If space is available, display literature from local low-cost or sliding scale mental health clinics, sex therapists, and special interest support groups, for example: if such a thing exists in your local community, offer a pamphlet from a group for youth suffering from depression, anxiety, schizophrenia, and other mental health issues. The key to addressing the problems that come with the amount of young people that are on such medications is to make sure that they know they are not alone. Many youth are often bullied, and their mental health deteriorates if they feel that they are alienated in their community. Often times, this can result in a tragic (and preventable) loss of life. It is everyone’s to do what they can to reduce the amount of young people lost to the choice to take their own lives.

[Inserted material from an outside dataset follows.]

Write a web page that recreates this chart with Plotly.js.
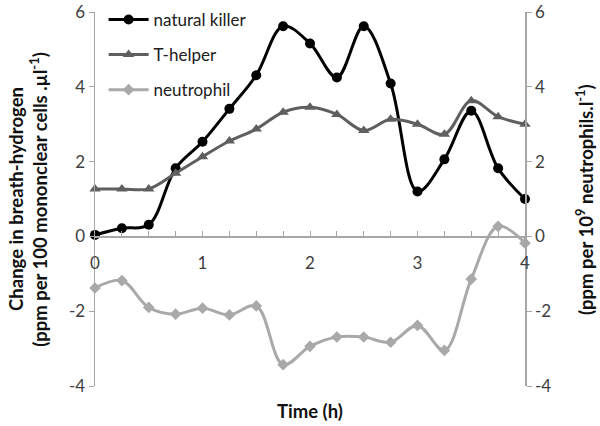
<!DOCTYPE html>
<html><head><meta charset="utf-8">
<script src="https://cdn.plot.ly/plotly-3.0.1.min.js"></script>
<style>body{margin:0;background:#fff}#chart{width:600px;height:426px}</style>
</head><body><div id="chart"></div>
<script>
const timeH = [0,0.25,0.5,0.75,1,1.25,1.5,1.75,2,2.25,2.5,2.75,3,3.25,3.5,3.75,4];
const naturalKiller = [0.04,0.22,0.31,1.82,2.53,3.41,4.31,5.62,5.16,4.25,5.62,4.09,1.2,2.06,3.36,1.82,1.0];
const tHelper = [1.27,1.27,1.27,1.69,2.13,2.55,2.87,3.32,3.45,3.26,2.83,3.13,3.0,2.73,3.63,3.2,3.0];
const neutrophil = [-1.38,-1.18,-1.9,-2.08,-1.92,-2.1,-1.86,-3.43,-2.94,-2.69,-2.69,-2.83,-2.38,-3.05,-1.14,0.27,-0.18];
const xTickVals = [0,1,2,3,4];
const xTickText = ['0','1','2','3','4'];
const yTickVals = [-4,-2,0,2,4,6];
const yTickText = ['-4','-2','0','2','4','6'];

const FONT = 'Lato, "Open Sans", sans-serif';
const traces = [
  {x: timeH, y: naturalKiller, name: 'natural killer', type: 'scatter', mode: 'lines+markers',
   line: {color: '#000000', width: 3, shape: 'spline', smoothing: 1},
   marker: {symbol: 'circle', size: 10, color: '#000000'}, cliponaxis: false, legendgroup: 'a'},
  {x: timeH, y: tHelper, name: 'T-helper', type: 'scatter', mode: 'lines+markers',
   line: {color: '#5f5f5f', width: 3, shape: 'spline', smoothing: 1},
   marker: {symbol: 'triangle-up', size: 10, color: '#5f5f5f'}, cliponaxis: false, legendgroup: 'b'},
  {x: timeH, y: neutrophil, name: 'neutrophil', type: 'scatter', mode: 'lines+markers', yaxis: 'y2',
   line: {color: '#a9a9a9', width: 3, shape: 'spline', smoothing: 1},
   marker: {symbol: 'diamond', size: 9, color: '#a9a9a9'}, cliponaxis: false, legendgroup: 'c'}
];

const titleFont = {family: FONT, size: 18.5, color: '#111111'};
const layout = {
  width: 600, height: 426,
  margin: {l: 95, r: 75, t: 12, b: 40, autoexpand: false},
  paper_bgcolor: '#fff', plot_bgcolor: 'rgba(0,0,0,0)',
  font: {family: FONT, color: '#404040', size: 16},
  showlegend: true,
  legend: {x: 0.02, y: 1.027, xanchor: 'left', yanchor: 'top', bgcolor: 'rgba(0,0,0,0)',
           itemwidth: 40,
           font: {family: FONT, size: 17, color: '#202020'}, traceorder: 'grouped', tracegroupgap: 10},
  xaxis: {range: [0, 4], anchor: 'free', position: 0.4, showgrid: false, zeroline: false,
          showline: true, linecolor: '#a6a6a6', linewidth: 1.5,
          tickvals: xTickVals, ticktext: xTickText, ticks: 'inside', ticklen: 5, tickcolor: '#a6a6a6',
          minor: {dtick: 0.25, ticks: 'inside', ticklen: 5, tickcolor: '#a6a6a6'},
          ticklabelstandoff: 11, tickfont: {size: 17, color: '#404040'}},
  yaxis: {range: [-4, 6], showgrid: false, zeroline: false, showline: true, linecolor: '#a6a6a6', linewidth: 1.5,
          tickvals: yTickVals, ticktext: yTickText, ticks: 'outside', ticklen: 5, tickcolor: '#a6a6a6',
          tickfont: {size: 17, color: '#404040'}},
  yaxis2: {range: [-4, 6], overlaying: 'y', side: 'right', showgrid: false, zeroline: false,
           showline: true, linecolor: '#a6a6a6', linewidth: 1.5,
           tickvals: yTickVals, ticktext: yTickText, ticks: 'outside', ticklen: 5, tickcolor: '#a6a6a6',
           tickfont: {size: 17, color: '#404040'}},
  annotations: [
    {text: '<b>Change in breath-hydrogen</b>', xref: 'paper', yref: 'paper', x: -0.184, y: 0.5,
     xanchor: 'center', yanchor: 'middle', textangle: -90, showarrow: false, font: titleFont},
    {text: '<b>(ppm per 100 mononclear cells .µl<sup>-1</sup>)</b>', xref: 'paper', yref: 'paper', x: -0.133, y: 0.5,
     xanchor: 'center', yanchor: 'middle', textangle: -90, showarrow: false, font: titleFont},
    {text: '<b>(ppm per 10<sup>9</sup> neutrophils.l<sup>-1</sup>)</b>', xref: 'paper', yref: 'paper', x: 1.137, y: 0.5,
     xanchor: 'center', yanchor: 'middle', textangle: -90, showarrow: false, font: titleFont},
    {text: '<b>Time (h)</b>', xref: 'paper', yref: 'paper', x: 0.500, y: -0.067,
     xanchor: 'center', yanchor: 'middle', showarrow: false, font: titleFont}
  ]
};
Plotly.newPlot('chart', traces, layout, {displayModeBar: false, staticPlot: true});
</script></body></html>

Another issue is the cost of such medications for homeless and alienated youth that may not have access to family or state funded health insurance. To prevent these young people from simply opting to “not take” their medication or live without it, a priority should be to display any information from your suppliers telling your clients how they can receive free or low cost medication. Most drug manufacturers offer some sort of program to those who are struggling to make ends meet, and to youth on a fixed income – often the choice between a vital necessity like the electric bill or medication comes up frequently. Offering these resources will make it more likely that your clients have the information available to reach out to their medication’s manufacturer to obtain their prescription for a cost that could make it affordable to them. These steps may seem small, but they can make a difference to today’s youth that is unmistakable.

Does your pharmacy have any special programs for young people who fill prescriptions for antidepressants?